Я хотел быть героем.
Это и был тот самый крючок, благодаря которому ко мне в душу запустила щупальца тьма. С каждым прошедшим днем, с каждым часом он погружался все глубже и глубже. И теперь избавиться от него я смогу, разве что только вырвав вместе с собственными потрохами. А на это я вряд ли способен.
По крайней мере, сейчас.
Может, когда-нибудь в будущем…
Негромкое покашливание вдребезги раскололо захлестнувшую меня волну тяжелых и мрачных мыслей. Я коротко вздохнул, оторвал взгляд от застывшего за стеклом в хищном спокойствии дремлющей змеи меча. И вернулся к реальности.
— Ты опоздал, Суханов.
Я коротко кивнул, обегая глазами лица собравшихся в комнате людей. Так… Хабибуллин. Пащенко. Ветров. Данильченко. Ломакин. Ну и конечно же шеф — известный всем и каждому в этом городе знаменитый начальник Управления внешней разведки и зачистки Темников Дмитрий Анатольевич.
Итак, все начальство в сборе. Прекрасно. Надеюсь только, что они здесь не для того, чтобы спровадить меня в церковные подвалы… Впрочем, в этом случае здесь обязательно присутствовал бы кто-нибудь от инквизиторов. Так что — живем.
— Знаю, — спокойно согласился я, оставив обвиняюще-начальственные нотки чужого голоса бесполезно висеть в воздухе.
Шесть пар глаз молча смотрели на меня, словно решая: сразу пристрелить этого наглеца на месте или все же позволить ему самому выбрать способ собственной казни.
Я безмятежно повел плечами, глядя поверх голов. Сохранять скучающее выражение лица было нетрудно. Я и в самом деле испытывал скуку. Впрочем, я также знал, что долго она не продлится.
Первым не выдержал шеф. Заерзал в своем мягком и удобном кресле. Вздохнул.
— Проходи, Алексей. Садись. Времени мало, потому давайте перейдем сразу к делу.
Кивнув, я уверенно шагнул вперед, выдвинул стул. Сел. Рукоять кинжала при этом ткнулась мне в бок, стрельнула холодными, замораживающими кровь мурашками. Несмотря на удушающую жару, неприятное ощущение. Я поморщился.
Хотя вводную обычно давал шеф, сегодня говорить первым начал Пащенко.
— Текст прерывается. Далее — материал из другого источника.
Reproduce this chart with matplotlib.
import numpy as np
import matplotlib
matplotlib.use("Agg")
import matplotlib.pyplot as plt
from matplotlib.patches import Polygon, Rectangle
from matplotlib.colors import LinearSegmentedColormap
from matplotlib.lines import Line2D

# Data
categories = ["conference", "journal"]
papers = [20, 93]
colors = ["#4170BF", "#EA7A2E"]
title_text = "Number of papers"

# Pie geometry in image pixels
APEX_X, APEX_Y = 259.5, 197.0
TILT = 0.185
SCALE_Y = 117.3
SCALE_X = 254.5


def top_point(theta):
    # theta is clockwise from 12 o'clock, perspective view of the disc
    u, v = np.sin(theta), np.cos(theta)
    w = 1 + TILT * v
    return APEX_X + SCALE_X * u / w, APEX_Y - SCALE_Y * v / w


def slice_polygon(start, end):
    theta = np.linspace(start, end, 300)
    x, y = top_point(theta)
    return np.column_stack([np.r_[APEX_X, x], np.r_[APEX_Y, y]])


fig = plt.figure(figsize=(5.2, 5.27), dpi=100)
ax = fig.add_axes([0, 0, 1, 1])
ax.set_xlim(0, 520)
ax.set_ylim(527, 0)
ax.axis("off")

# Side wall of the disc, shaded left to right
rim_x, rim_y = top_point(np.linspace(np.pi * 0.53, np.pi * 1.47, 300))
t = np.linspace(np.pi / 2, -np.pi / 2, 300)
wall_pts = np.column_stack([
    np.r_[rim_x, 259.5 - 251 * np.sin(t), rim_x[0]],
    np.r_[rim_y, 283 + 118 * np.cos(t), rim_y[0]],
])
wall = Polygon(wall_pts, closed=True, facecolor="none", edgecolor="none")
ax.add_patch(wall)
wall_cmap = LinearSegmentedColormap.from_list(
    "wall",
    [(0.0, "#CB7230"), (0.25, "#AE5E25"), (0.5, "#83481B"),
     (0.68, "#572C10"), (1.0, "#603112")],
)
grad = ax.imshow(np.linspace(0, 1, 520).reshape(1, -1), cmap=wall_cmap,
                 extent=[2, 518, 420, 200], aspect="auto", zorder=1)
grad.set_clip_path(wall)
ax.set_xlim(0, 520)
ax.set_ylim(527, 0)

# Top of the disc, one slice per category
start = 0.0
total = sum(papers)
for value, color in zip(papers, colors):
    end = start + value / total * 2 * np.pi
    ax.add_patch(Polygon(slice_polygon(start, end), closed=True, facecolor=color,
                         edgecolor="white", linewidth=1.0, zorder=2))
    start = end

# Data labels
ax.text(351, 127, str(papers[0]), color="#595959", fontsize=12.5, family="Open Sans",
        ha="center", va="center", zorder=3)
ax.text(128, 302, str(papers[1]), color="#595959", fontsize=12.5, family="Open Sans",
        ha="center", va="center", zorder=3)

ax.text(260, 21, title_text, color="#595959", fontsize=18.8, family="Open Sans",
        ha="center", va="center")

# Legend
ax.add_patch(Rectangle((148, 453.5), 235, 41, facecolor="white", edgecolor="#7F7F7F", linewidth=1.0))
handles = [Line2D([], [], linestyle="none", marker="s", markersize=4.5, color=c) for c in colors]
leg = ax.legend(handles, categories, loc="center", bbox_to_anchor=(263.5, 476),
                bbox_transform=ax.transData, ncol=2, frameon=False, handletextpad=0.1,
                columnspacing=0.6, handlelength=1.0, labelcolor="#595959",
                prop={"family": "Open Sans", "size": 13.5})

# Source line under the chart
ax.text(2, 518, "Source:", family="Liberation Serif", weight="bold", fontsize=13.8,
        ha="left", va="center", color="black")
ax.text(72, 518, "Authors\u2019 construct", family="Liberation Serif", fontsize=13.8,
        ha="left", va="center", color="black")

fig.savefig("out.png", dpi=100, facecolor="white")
Вообще-то это вполне объяснимо — шеф за последнее время здорово сдал. Его старая рана упорно не хотела заживать. Ныла, сочилась сукровицей, пронзала болью при всяком неосторожном движении, принуждая Дмитрия Анатольевича постоянно разрываться между работой и больницей. Причем в последнее время, кажется, дела шли все хуже и хуже. Врачи настоятельно советовали шефу наконец-то уйти на пенсию. И, похоже, он внял их советам, начав постепенно передавать дела своему заместителю.
— Для тебя, Суханов, есть работа…
И это тоже вполне предсказуемо. В конце концов, не для того же они меня сюда вытащили, чтобы предложить холодненького пивка. Причем если вызвали именно меня, то работенка наверняка будет еще та… Я облокотился на стол, закинул ногу на ногу и приготовился выслушать очередные плохие новости с нашего несуществующего фронта.